» **EXERCISE DETAILS**:
Look below. Copy each line that has "this" in it.

» **EXCERPTED RECORDS**:
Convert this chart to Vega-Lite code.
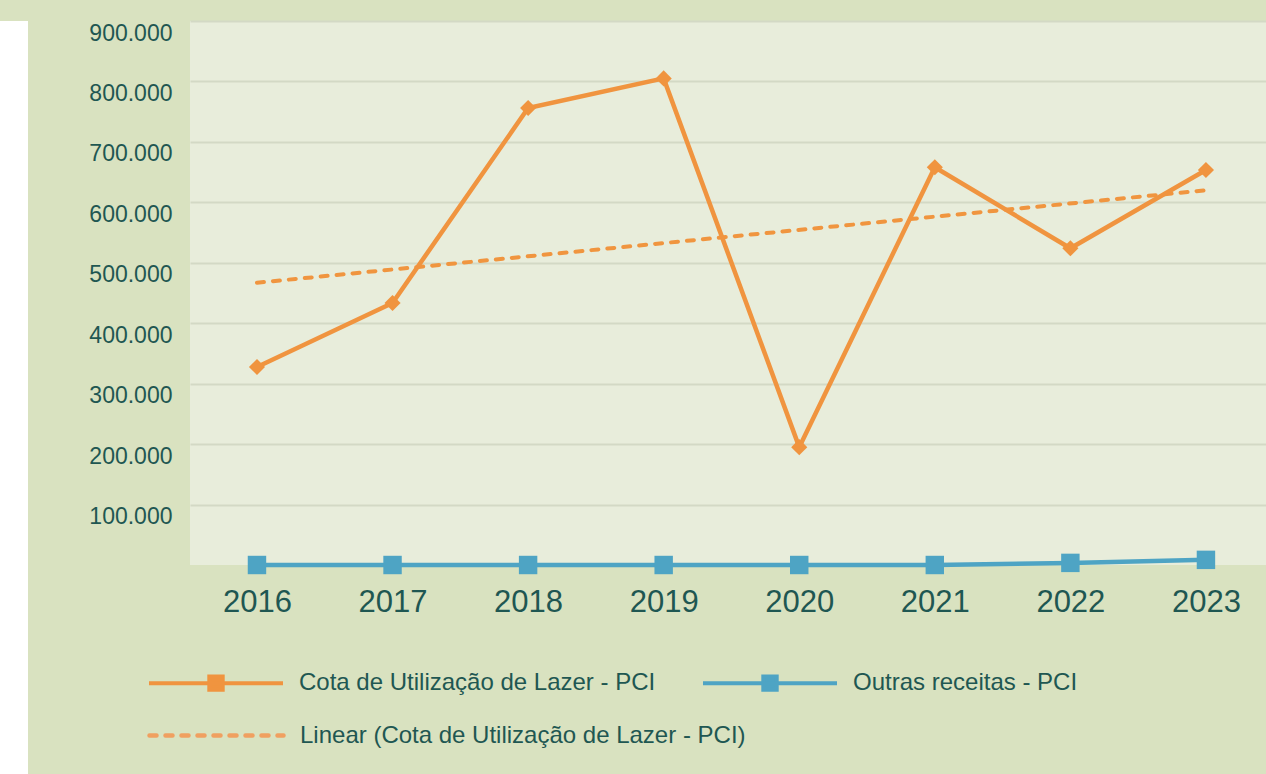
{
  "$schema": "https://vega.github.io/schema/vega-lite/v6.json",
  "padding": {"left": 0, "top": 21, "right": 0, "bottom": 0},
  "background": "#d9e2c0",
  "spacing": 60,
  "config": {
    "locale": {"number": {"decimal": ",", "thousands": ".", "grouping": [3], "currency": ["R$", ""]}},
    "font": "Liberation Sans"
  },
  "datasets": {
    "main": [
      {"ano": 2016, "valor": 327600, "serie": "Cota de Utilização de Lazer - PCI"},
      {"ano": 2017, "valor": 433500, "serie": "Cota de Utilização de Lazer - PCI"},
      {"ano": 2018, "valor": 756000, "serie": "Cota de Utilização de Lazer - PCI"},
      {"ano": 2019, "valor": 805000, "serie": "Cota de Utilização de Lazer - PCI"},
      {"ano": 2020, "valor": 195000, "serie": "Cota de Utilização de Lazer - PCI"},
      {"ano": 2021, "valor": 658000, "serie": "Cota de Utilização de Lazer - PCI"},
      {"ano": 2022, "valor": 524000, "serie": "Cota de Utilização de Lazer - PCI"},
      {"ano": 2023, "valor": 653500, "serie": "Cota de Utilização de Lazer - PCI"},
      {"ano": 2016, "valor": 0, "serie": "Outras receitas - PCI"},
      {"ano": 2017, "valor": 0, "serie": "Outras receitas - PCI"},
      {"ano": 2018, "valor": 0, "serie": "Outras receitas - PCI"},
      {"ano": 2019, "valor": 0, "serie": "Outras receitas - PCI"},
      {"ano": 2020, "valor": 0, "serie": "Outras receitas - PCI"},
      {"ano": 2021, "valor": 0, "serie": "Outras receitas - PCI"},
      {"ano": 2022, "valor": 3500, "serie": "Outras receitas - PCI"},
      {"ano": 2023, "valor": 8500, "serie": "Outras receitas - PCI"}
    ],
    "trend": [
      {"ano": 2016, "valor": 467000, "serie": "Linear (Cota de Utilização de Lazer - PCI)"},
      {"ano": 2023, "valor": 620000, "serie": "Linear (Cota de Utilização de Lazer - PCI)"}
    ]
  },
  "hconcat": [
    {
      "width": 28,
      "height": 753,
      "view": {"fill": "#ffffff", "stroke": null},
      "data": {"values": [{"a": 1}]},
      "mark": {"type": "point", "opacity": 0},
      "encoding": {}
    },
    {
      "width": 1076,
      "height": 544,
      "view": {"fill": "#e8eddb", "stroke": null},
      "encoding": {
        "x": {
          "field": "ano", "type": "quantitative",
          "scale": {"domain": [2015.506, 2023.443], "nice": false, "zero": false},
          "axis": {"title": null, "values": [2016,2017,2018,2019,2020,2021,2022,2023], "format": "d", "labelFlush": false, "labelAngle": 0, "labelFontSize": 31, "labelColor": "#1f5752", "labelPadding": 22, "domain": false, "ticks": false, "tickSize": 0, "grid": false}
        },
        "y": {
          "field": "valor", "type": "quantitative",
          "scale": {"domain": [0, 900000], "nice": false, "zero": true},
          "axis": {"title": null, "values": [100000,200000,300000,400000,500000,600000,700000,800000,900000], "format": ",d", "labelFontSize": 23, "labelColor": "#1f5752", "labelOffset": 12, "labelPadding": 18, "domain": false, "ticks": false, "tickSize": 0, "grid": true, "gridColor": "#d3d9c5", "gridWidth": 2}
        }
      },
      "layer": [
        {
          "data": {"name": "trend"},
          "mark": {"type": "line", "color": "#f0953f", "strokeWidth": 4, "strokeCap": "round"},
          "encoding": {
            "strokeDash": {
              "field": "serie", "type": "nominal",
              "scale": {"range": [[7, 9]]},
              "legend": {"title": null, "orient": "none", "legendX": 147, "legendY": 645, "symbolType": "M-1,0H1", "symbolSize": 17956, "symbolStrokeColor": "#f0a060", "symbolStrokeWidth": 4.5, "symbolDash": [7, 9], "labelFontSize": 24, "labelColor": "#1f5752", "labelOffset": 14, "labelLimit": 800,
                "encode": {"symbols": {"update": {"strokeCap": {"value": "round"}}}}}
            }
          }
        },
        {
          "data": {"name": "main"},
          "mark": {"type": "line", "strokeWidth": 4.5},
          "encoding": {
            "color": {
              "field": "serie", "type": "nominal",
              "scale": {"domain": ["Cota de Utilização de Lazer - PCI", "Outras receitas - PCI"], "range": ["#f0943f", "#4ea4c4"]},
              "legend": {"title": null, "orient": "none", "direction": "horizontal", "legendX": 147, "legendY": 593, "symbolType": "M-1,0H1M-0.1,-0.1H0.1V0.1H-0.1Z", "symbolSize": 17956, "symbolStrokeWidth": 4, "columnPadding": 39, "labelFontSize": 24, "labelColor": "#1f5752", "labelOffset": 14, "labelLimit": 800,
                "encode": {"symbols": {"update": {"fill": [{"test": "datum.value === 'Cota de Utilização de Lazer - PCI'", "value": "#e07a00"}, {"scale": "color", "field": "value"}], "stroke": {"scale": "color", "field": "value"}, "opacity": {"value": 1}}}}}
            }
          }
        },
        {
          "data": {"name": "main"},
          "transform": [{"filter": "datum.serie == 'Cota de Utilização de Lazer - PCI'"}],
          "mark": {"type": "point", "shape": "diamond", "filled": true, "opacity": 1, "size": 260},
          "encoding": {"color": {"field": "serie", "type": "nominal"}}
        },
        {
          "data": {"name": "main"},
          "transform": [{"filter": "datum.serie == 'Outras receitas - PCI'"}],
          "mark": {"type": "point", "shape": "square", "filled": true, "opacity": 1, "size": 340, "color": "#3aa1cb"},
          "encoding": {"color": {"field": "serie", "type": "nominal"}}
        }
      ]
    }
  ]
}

==

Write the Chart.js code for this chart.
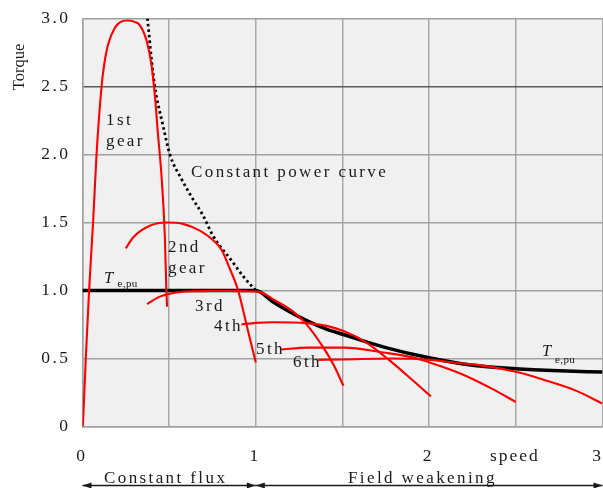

» **CORRECT RESULT**:
Convert this chart to Vega-Lite code.
Write the Chart.js code for this chart.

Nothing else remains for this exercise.